> [Raw data]:
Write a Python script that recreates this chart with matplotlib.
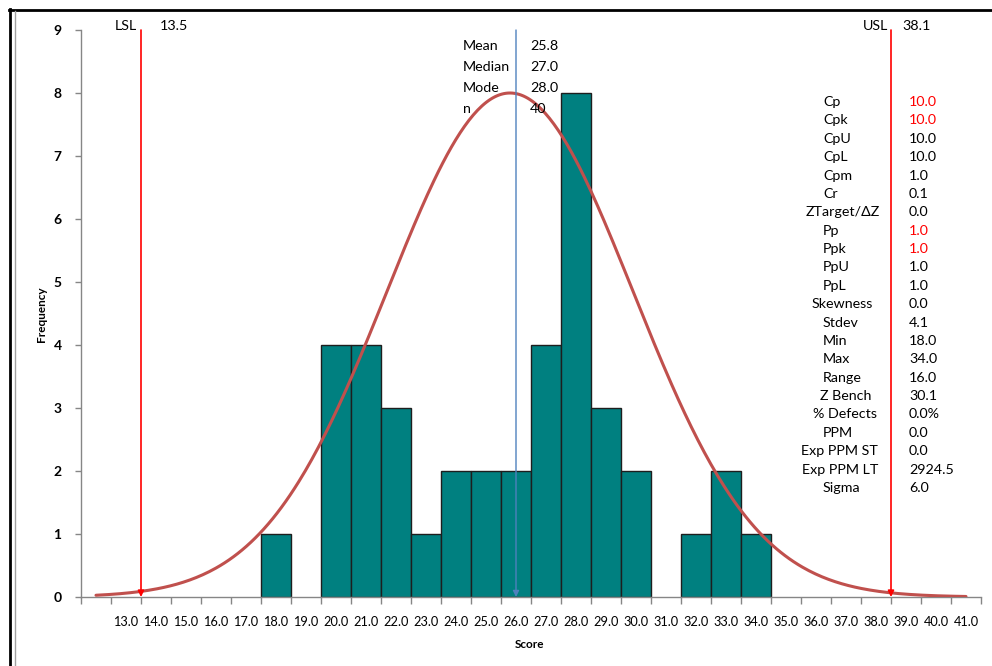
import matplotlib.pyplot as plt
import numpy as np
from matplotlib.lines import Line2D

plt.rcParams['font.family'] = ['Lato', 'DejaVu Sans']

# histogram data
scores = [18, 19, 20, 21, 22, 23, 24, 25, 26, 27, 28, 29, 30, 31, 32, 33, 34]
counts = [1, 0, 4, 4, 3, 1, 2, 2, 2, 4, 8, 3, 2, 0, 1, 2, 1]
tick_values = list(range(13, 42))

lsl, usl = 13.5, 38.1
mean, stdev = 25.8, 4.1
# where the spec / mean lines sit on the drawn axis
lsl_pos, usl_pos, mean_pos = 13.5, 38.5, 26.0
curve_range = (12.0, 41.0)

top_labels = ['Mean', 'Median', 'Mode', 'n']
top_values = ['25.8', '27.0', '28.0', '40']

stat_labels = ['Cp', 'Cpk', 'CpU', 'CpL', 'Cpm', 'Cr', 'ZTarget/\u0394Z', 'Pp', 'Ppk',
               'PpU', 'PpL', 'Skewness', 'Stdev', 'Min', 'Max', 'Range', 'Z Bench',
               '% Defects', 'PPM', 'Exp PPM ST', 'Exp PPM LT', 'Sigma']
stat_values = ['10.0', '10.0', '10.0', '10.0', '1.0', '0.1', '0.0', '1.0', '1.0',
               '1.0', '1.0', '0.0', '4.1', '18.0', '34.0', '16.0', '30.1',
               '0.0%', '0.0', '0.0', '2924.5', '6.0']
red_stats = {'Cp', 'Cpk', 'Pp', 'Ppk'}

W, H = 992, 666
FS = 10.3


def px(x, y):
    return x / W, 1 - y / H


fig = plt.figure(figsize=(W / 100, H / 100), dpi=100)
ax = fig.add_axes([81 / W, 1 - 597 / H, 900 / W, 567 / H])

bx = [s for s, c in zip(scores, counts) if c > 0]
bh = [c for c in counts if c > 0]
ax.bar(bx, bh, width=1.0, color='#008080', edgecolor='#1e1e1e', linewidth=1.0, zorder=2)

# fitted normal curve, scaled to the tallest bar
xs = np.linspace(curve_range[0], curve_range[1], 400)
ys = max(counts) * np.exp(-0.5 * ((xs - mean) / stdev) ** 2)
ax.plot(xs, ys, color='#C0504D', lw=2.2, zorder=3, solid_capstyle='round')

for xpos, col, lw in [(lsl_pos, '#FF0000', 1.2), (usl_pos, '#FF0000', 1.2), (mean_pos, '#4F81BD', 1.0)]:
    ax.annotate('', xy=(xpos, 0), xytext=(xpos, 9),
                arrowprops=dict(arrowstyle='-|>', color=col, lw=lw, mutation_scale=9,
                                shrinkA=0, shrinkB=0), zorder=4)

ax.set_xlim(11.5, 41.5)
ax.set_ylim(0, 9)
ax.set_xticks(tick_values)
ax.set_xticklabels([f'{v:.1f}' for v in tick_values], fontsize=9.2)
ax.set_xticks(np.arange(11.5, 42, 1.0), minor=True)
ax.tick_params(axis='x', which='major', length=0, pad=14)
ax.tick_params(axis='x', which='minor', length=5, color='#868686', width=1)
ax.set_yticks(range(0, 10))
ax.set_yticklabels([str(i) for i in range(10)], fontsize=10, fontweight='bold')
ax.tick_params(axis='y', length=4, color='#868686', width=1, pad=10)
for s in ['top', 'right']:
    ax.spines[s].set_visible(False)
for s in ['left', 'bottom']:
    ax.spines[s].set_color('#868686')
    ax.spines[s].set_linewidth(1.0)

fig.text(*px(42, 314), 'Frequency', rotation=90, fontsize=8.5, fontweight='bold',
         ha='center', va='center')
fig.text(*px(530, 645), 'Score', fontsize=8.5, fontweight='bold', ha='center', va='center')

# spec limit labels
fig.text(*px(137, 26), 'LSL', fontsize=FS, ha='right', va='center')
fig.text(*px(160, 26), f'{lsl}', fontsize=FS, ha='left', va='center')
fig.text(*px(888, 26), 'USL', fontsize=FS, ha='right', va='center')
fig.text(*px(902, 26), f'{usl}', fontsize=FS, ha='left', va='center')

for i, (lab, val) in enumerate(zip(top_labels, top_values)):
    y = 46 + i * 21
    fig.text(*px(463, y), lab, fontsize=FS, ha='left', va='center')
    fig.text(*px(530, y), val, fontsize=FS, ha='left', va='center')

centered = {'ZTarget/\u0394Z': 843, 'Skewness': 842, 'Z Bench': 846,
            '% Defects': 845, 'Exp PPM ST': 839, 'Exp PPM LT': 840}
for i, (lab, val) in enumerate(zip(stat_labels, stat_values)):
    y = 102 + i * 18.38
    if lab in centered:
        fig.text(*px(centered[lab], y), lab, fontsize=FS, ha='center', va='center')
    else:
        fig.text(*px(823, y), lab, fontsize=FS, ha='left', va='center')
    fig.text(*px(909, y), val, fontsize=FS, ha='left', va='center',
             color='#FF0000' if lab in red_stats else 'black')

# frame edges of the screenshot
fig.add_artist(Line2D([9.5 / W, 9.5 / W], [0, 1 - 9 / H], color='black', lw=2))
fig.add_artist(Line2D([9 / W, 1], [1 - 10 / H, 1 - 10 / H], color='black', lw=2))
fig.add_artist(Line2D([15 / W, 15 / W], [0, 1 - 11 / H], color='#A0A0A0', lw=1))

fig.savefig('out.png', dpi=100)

> [Exercise task]:
Reproduce only the lines from the beginning of the data through the line that contains "tick_values = list(range(13, 42))", both included, and please drop the pictures.

> [Result of this exercise]:
Write a Python script that recreates this chart with matplotlib.
import matplotlib.pyplot as plt
import numpy as np
from matplotlib.lines import Line2D

plt.rcParams['font.family'] = ['Lato', 'DejaVu Sans']

# histogram data
scores = [18, 19, 20, 21, 22, 23, 24, 25, 26, 27, 28, 29, 30, 31, 32, 33, 34]
counts = [1, 0, 4, 4, 3, 1, 2, 2, 2, 4, 8, 3, 2, 0, 1, 2, 1]
tick_values = list(range(13, 42))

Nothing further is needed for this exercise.